TASK TO CARRY OUT: Pictures in the data should be dropped; transcribe exactly the lines from the one that has "Give me the Chart.js source for this chart." through the one that has "var exp4Err = [2.85, 1.6, 1.6, 2.0];".

Charts and diagrams as code:
● ● ●

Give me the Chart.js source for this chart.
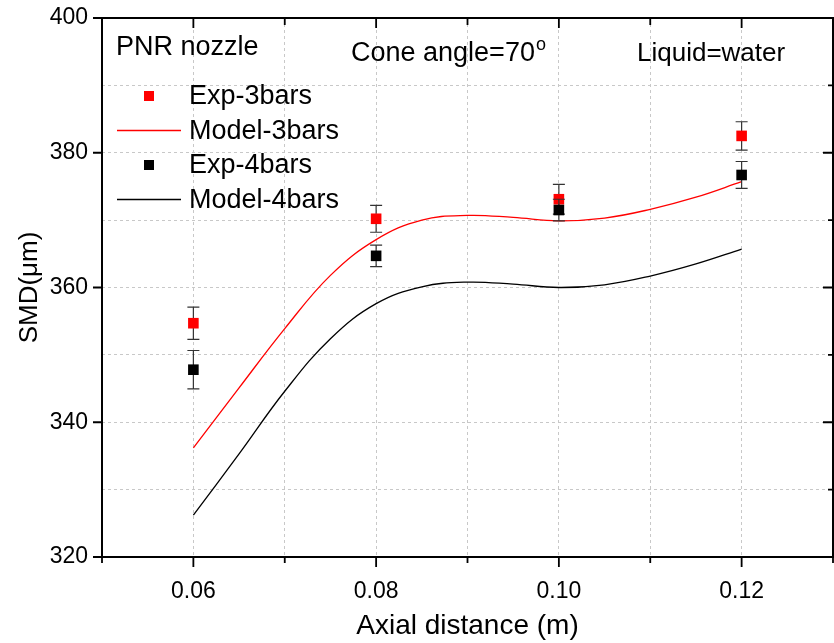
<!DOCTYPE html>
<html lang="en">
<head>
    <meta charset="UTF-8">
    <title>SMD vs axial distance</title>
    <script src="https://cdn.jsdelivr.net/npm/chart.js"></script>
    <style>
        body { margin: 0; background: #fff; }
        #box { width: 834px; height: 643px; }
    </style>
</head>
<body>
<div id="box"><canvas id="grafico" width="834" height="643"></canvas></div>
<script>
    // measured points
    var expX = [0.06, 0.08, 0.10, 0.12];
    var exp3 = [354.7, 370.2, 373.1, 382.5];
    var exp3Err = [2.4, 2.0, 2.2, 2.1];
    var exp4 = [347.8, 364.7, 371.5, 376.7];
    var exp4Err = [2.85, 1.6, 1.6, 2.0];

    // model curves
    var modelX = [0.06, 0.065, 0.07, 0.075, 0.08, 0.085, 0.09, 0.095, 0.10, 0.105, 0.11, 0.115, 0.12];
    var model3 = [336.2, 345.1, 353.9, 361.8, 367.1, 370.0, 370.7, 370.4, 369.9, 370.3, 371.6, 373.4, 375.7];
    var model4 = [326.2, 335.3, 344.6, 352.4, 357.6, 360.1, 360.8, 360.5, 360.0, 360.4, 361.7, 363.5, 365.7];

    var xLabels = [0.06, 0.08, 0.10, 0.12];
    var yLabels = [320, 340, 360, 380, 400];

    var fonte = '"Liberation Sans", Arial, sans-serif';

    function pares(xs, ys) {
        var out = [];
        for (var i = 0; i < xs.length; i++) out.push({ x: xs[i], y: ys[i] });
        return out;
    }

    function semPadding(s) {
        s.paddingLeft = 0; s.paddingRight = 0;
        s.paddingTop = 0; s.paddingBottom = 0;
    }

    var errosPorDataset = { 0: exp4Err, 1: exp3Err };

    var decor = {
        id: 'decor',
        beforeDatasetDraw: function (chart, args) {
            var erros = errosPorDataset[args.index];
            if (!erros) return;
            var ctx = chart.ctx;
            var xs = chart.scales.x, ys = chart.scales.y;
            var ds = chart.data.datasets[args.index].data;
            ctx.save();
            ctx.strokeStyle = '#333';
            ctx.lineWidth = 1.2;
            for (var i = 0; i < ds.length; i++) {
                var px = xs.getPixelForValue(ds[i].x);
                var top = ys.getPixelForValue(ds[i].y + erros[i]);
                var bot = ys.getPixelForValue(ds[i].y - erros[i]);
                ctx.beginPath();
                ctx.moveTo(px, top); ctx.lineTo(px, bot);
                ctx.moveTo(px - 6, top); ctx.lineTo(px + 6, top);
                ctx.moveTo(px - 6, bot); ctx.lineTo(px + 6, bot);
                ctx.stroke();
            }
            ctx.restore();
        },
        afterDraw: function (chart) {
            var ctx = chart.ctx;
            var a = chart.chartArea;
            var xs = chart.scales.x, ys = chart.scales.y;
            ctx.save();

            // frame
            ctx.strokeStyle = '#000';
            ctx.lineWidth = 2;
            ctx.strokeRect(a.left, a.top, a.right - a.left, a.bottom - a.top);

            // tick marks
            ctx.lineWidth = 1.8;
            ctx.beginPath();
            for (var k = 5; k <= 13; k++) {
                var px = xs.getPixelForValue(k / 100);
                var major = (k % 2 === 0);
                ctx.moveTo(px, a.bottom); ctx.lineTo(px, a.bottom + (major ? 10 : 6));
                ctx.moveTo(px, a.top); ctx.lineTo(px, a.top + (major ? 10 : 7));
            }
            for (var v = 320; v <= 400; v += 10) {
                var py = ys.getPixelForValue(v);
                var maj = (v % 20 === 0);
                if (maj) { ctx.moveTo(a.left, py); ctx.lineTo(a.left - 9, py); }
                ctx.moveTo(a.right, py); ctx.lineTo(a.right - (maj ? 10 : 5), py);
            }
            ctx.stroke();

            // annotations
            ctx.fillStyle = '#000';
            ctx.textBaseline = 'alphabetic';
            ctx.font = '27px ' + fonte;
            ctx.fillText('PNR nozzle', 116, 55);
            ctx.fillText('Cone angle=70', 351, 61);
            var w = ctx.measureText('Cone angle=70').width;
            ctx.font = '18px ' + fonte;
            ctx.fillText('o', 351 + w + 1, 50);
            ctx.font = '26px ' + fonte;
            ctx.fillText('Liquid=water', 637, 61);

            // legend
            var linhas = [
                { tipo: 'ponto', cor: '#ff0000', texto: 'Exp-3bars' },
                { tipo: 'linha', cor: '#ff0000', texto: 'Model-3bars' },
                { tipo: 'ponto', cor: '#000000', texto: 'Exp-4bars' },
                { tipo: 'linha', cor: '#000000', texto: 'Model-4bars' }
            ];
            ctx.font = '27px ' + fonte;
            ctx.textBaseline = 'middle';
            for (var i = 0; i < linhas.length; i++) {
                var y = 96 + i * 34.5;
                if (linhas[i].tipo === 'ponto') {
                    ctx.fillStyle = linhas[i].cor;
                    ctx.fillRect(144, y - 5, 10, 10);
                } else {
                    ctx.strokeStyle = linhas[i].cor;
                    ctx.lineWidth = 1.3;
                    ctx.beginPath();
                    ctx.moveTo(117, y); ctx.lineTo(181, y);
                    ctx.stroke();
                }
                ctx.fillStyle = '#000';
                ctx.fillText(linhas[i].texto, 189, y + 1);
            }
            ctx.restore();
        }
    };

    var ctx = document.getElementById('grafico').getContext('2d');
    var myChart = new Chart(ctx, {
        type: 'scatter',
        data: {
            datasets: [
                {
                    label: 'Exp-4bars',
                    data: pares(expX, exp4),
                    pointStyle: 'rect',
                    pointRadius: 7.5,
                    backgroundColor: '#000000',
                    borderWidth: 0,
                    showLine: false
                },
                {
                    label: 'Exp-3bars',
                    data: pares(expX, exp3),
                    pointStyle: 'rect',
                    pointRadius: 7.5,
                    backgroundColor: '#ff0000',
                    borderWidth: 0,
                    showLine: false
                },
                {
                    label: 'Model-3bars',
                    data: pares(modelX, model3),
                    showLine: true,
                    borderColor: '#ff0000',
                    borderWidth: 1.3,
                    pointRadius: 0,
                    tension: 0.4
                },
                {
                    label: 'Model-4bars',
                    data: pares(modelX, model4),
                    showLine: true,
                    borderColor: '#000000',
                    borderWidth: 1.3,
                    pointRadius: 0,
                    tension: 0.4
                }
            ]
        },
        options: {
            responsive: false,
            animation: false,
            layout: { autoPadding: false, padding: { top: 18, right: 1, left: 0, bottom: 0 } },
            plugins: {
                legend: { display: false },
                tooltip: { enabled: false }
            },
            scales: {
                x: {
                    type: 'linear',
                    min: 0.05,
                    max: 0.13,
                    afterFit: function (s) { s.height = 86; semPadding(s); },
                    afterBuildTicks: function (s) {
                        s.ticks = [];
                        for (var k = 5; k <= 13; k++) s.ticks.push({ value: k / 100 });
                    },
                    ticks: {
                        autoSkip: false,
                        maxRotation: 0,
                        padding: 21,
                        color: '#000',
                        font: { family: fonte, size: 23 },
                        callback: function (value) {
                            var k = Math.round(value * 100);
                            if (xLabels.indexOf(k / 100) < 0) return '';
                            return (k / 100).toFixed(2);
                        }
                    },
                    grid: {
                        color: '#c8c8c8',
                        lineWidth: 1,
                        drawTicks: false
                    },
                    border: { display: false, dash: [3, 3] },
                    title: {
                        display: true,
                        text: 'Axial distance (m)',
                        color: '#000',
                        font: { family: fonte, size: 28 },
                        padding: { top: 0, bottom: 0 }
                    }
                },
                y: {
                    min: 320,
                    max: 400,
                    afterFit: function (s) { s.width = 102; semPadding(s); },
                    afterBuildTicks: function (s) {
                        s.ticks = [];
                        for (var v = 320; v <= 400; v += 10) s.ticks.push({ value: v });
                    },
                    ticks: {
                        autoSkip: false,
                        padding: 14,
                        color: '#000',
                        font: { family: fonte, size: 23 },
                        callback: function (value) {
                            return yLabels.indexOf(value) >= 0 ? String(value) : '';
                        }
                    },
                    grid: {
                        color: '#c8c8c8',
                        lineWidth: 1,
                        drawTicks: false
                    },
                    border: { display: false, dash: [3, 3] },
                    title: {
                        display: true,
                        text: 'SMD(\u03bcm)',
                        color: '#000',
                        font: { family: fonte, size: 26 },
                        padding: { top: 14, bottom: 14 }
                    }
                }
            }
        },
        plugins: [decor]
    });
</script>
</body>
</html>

● ● ●

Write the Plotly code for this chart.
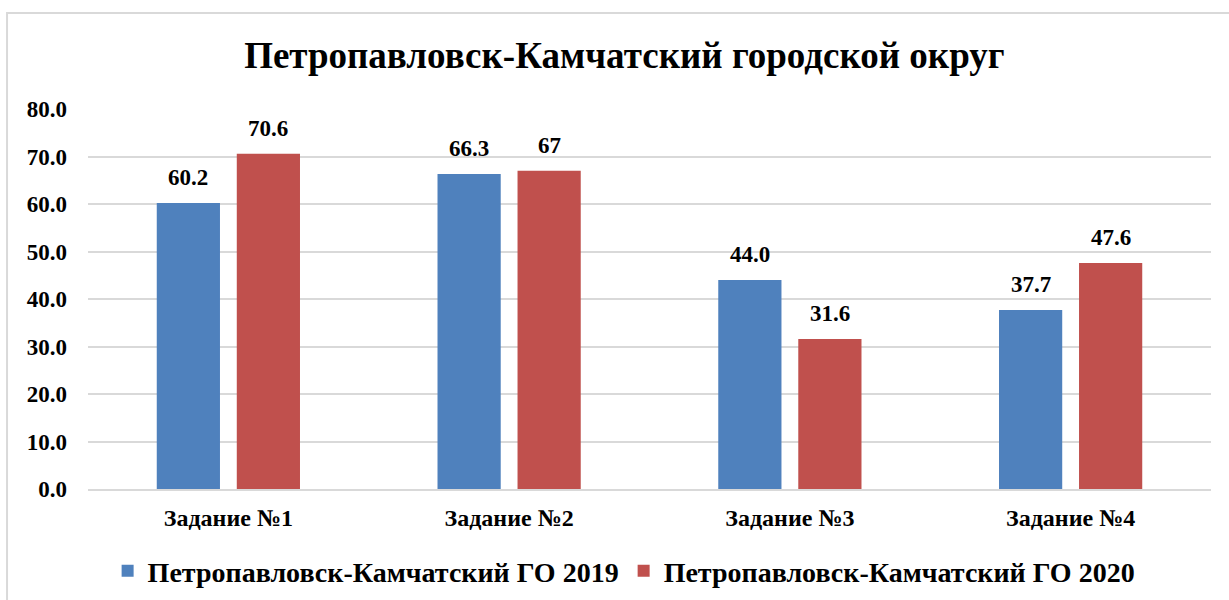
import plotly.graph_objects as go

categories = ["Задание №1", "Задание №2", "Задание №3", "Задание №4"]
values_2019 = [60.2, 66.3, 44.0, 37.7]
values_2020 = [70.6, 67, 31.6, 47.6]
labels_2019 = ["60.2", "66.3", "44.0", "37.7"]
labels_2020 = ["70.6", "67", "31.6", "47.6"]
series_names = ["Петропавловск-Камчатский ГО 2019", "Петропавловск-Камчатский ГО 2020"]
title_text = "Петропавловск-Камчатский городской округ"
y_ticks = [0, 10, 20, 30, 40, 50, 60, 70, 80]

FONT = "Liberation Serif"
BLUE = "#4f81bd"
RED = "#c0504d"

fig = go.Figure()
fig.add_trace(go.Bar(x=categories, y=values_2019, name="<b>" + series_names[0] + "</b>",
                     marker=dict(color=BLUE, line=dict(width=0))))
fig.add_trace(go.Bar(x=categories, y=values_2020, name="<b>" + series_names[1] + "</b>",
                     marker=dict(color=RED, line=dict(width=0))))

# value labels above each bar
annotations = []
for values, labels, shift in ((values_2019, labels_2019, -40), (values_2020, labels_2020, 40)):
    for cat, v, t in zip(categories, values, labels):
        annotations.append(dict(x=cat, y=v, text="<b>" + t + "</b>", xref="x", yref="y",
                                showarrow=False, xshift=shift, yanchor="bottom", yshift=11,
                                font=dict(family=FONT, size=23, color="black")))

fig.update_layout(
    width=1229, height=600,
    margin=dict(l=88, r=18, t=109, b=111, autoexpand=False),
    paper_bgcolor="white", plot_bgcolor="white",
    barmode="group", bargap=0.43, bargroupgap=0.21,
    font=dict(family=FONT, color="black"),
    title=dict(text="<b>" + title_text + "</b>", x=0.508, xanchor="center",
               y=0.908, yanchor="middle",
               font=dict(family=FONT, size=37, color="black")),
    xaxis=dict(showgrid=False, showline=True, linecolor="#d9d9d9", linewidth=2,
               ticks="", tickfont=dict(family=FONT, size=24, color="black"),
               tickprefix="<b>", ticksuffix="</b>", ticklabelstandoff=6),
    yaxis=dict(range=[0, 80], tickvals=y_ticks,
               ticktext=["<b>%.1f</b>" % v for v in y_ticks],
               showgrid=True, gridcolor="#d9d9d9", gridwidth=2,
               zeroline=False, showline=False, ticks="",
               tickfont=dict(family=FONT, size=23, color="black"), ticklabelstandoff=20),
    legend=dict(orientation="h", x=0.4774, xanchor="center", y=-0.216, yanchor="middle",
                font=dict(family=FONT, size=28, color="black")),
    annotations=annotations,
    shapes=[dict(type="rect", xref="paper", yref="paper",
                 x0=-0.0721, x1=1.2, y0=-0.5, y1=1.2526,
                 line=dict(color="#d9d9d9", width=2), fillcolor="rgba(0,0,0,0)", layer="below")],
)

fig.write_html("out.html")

● ● ●

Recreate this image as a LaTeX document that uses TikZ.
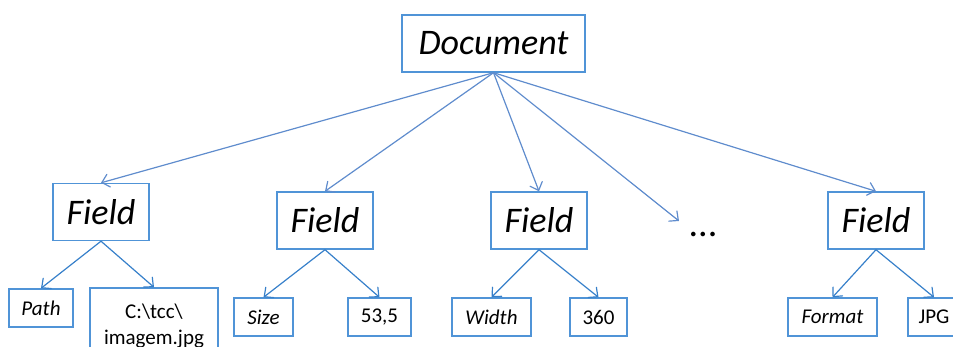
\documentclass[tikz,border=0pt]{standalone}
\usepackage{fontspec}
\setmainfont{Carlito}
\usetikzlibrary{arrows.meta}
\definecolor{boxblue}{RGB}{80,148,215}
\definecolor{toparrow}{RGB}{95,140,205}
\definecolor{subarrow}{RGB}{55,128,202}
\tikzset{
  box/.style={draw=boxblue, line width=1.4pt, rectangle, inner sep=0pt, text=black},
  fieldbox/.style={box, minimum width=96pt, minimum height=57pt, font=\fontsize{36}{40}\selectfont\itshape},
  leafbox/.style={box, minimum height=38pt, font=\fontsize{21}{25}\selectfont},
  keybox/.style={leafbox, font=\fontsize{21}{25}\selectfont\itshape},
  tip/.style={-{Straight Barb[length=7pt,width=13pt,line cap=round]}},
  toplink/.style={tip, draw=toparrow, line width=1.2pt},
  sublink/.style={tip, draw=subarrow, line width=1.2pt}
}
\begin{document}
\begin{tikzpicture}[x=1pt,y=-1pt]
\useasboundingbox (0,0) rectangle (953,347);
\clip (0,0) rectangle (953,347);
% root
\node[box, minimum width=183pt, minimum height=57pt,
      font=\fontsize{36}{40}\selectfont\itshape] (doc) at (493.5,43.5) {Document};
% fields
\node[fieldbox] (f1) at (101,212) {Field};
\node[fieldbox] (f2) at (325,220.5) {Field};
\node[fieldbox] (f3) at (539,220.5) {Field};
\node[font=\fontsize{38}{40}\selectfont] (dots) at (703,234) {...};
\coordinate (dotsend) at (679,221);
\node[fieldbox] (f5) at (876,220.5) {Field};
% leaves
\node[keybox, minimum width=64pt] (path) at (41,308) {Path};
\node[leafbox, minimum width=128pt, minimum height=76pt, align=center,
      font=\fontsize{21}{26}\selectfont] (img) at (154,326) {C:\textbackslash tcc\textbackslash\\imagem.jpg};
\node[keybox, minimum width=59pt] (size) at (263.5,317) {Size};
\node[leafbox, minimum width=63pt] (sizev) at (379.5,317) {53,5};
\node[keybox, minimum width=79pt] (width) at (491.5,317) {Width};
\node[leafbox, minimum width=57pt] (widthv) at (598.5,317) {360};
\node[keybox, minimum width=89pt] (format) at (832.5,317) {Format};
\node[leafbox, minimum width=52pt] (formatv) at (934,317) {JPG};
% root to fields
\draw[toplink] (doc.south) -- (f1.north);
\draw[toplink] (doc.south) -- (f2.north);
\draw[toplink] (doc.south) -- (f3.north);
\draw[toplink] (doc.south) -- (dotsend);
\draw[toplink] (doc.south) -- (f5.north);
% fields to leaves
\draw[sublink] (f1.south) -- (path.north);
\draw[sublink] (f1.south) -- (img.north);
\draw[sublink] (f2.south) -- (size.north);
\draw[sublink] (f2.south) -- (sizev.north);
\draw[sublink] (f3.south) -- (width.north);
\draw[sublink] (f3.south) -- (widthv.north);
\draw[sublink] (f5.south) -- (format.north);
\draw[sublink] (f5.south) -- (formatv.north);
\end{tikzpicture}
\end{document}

● ● ●

RESULT OF THIS EXERCISE:
Give me the Chart.js source for this chart.
<!DOCTYPE html>
<html lang="en">
<head>
    <meta charset="UTF-8">
    <title>SMD vs axial distance</title>
    <script src="https://cdn.jsdelivr.net/npm/chart.js"></script>
    <style>
        body { margin: 0; background: #fff; }
        #box { width: 834px; height: 643px; }
    </style>
</head>
<body>
<div id="box"><canvas id="grafico" width="834" height="643"></canvas></div>
<script>
    // measured points
    var expX = [0.06, 0.08, 0.10, 0.12];
    var exp3 = [354.7, 370.2, 373.1, 382.5];
    var exp3Err = [2.4, 2.0, 2.2, 2.1];
    var exp4 = [347.8, 364.7, 371.5, 376.7];
    var exp4Err = [2.85, 1.6, 1.6, 2.0];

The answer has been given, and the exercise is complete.